Transcribe all of the data exactly. Omit the pictures.

## Collected material
● ● ● ●
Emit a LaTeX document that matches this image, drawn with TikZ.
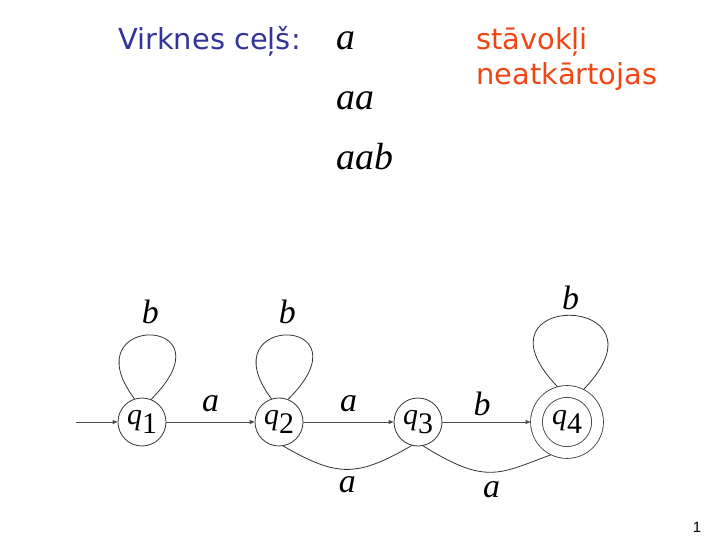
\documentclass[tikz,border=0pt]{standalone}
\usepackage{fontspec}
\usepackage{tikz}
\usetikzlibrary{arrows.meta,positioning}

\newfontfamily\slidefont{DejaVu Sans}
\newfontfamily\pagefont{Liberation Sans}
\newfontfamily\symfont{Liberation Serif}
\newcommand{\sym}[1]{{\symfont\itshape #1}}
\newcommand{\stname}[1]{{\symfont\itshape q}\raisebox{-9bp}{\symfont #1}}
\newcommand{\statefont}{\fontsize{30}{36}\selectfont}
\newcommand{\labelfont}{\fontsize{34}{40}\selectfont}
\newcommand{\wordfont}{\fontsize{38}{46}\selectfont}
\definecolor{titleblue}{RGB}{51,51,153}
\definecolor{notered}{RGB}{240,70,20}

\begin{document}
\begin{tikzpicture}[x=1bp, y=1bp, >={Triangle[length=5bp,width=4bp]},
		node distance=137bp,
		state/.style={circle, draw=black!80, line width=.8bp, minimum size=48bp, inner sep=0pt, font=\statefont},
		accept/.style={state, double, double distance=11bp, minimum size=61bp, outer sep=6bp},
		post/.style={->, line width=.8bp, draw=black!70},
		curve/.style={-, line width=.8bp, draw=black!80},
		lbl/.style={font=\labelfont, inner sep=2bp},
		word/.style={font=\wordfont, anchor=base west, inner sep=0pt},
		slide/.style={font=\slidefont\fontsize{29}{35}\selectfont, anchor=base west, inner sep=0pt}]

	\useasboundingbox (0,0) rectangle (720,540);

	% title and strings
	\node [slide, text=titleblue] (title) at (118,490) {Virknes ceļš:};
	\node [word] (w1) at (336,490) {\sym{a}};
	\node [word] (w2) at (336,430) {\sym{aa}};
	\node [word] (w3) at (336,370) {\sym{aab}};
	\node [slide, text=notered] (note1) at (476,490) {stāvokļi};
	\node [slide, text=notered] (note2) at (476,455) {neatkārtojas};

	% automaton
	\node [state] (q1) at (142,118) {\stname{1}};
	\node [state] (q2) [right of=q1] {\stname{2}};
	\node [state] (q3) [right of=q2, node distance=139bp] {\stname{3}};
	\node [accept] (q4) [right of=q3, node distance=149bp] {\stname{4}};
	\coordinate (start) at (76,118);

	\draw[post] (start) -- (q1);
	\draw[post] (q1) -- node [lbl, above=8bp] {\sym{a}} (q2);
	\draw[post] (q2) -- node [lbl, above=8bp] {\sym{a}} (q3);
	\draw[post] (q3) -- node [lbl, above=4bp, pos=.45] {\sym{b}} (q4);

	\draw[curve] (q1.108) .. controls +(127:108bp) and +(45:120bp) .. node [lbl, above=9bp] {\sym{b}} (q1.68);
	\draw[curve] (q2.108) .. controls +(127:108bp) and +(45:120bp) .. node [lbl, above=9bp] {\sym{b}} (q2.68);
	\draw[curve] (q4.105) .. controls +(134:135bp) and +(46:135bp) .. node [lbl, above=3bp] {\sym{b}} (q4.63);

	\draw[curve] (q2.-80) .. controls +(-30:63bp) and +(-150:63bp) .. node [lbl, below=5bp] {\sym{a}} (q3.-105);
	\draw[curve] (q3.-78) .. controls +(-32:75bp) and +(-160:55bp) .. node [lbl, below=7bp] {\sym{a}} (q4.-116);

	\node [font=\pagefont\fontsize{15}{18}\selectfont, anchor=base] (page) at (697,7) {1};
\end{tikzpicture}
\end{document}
● ● ● ●
## The result
Emit a LaTeX document that matches this image, drawn with TikZ.
\documentclass[tikz,border=0pt]{standalone}
\usepackage{fontspec}
\usepackage{tikz}
\usetikzlibrary{arrows.meta,positioning}

\newfontfamily\slidefont{DejaVu Sans}
\newfontfamily\pagefont{Liberation Sans}
\newfontfamily\symfont{Liberation Serif}
\newcommand{\sym}[1]{{\symfont\itshape #1}}
\newcommand{\stname}[1]{{\symfont\itshape q}\raisebox{-9bp}{\symfont #1}}
\newcommand{\statefont}{\fontsize{30}{36}\selectfont}
\newcommand{\labelfont}{\fontsize{34}{40}\selectfont}
\newcommand{\wordfont}{\fontsize{38}{46}\selectfont}
\definecolor{titleblue}{RGB}{51,51,153}
\definecolor{notered}{RGB}{240,70,20}

\begin{document}
\begin{tikzpicture}[x=1bp, y=1bp, >={Triangle[length=5bp,width=4bp]},
		node distance=137bp,
		state/.style={circle, draw=black!80, line width=.8bp, minimum size=48bp, inner sep=0pt, font=\statefont},
		accept/.style={state, double, double distance=11bp, minimum size=61bp, outer sep=6bp},
		post/.style={->, line width=.8bp, draw=black!70},
		curve/.style={-, line width=.8bp, draw=black!80},
		lbl/.style={font=\labelfont, inner sep=2bp},
		word/.style={font=\wordfont, anchor=base west, inner sep=0pt},
		slide/.style={font=\slidefont\fontsize{29}{35}\selectfont, anchor=base west, inner sep=0pt}]

	\useasboundingbox (0,0) rectangle (720,540);

	% title and strings
	\node [slide, text=titleblue] (title) at (118,490) {Virknes ceļš:};
	\node [word] (w1) at (336,490) {\sym{a}};
	\node [word] (w2) at (336,430) {\sym{aa}};
	\node [word] (w3) at (336,370) {\sym{aab}};
	\node [slide, text=notered] (note1) at (476,490) {stāvokļi};
	\node [slide, text=notered] (note2) at (476,455) {neatkārtojas};

	% automaton
	\node [state] (q1) at (142,118) {\stname{1}};
	\node [state] (q2) [right of=q1] {\stname{2}};
	\node [state] (q3) [right of=q2, node distance=139bp] {\stname{3}};
	\node [accept] (q4) [right of=q3, node distance=149bp] {\stname{4}};
	\coordinate (start) at (76,118);

	\draw[post] (start) -- (q1);
	\draw[post] (q1) -- node [lbl, above=8bp] {\sym{a}} (q2);
	\draw[post] (q2) -- node [lbl, above=8bp] {\sym{a}} (q3);
	\draw[post] (q3) -- node [lbl, above=4bp, pos=.45] {\sym{b}} (q4);

	\draw[curve] (q1.108) .. controls +(127:108bp) and +(45:120bp) .. node [lbl, above=9bp] {\sym{b}} (q1.68);
	\draw[curve] (q2.108) .. controls +(127:108bp) and +(45:120bp) .. node [lbl, above=9bp] {\sym{b}} (q2.68);
	\draw[curve] (q4.105) .. controls +(134:135bp) and +(46:135bp) .. node [lbl, above=3bp] {\sym{b}} (q4.63);

	\draw[curve] (q2.-80) .. controls +(-30:63bp) and +(-150:63bp) .. node [lbl, below=5bp] {\sym{a}} (q3.-105);
	\draw[curve] (q3.-78) .. controls +(-32:75bp) and +(-160:55bp) .. node [lbl, below=7bp] {\sym{a}} (q4.-116);

	\node [font=\pagefont\fontsize{15}{18}\selectfont, anchor=base] (page) at (697,7) {1};
\end{tikzpicture}
\end{document}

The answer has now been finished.